His son, Konstantin, graduated from the Faculty of Biology of Kostroma State University. N. A. Nekrasov, until December 2017 he worked as the director of the Museum of Nature of the Kostroma Oblast. Currently, he is Vice President of the Future Now Charitable Foundation.

He also has a grandson, Sergei Sitnikov Jr, (born in 2012) and a granddaughter Nadezhda (born in 2019). Sitnikov, along with his son, and grandchildren, were born in the city maternity hospital in Kostroma.

===Hobbies===

As a child, Sitnikov dreamed of owning his own horse. Previously, he was fond of fishing and hunting, but now he does not have time for this. Enjoys driving a car. He prefers to spend his vacation in Russia.

===Social activity===

Sitnikov is chairman of the Board of Trustees of the Kostroma Regional Branch of the Russian Geographical Society.

===Attitude towards online media===

At the end of 2009, Sitnikov's statement caused a wide resonance, in which he blamed the Internet media for readers' comments, stating: "“If the editors do not want complications with the supervisory authorities, then they should moderate their forum”.

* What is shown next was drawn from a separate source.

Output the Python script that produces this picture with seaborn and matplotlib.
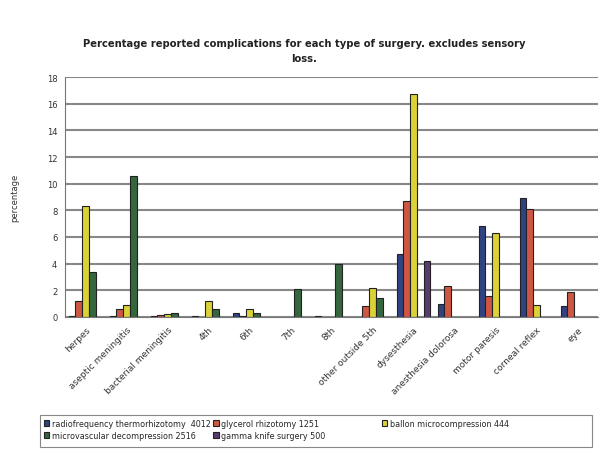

In June 2010, Sitnikov, by his order, approved the procedure for moderating illegal comments on Internet media sites. In accordance with it, Roskomnadzor, in the event that the publication of comments from readers of online publications “with signs of abuse of freedom of the mass media”, had to send an electronic appeal to the media with a proposal to remove illegal comments from the site or edit them within 24 hours.

In December 2020, Russian President Vladimir Putin called for the expansion of moral and ethical standards to the Internet in the same volumes in which they apply to other areas.
The Internet should be subject to all the same rules that apply and have applied so far. I mean, first of all, the regulatory framework and moral and ethical standards that all of humanity has developed over the millennia. Yes, this is a new sphere, a new type of activity, new systems, but even so they should be applied to the same extent as in other area.
— —Vladimir Putin during the discussion “Artificial intelligence is the main technology of the 21st century"

Ten years later, Sitnikov's decision on responsibility for the abuse of freedom of mass media on the Internet has actually become the norm of professional ethics.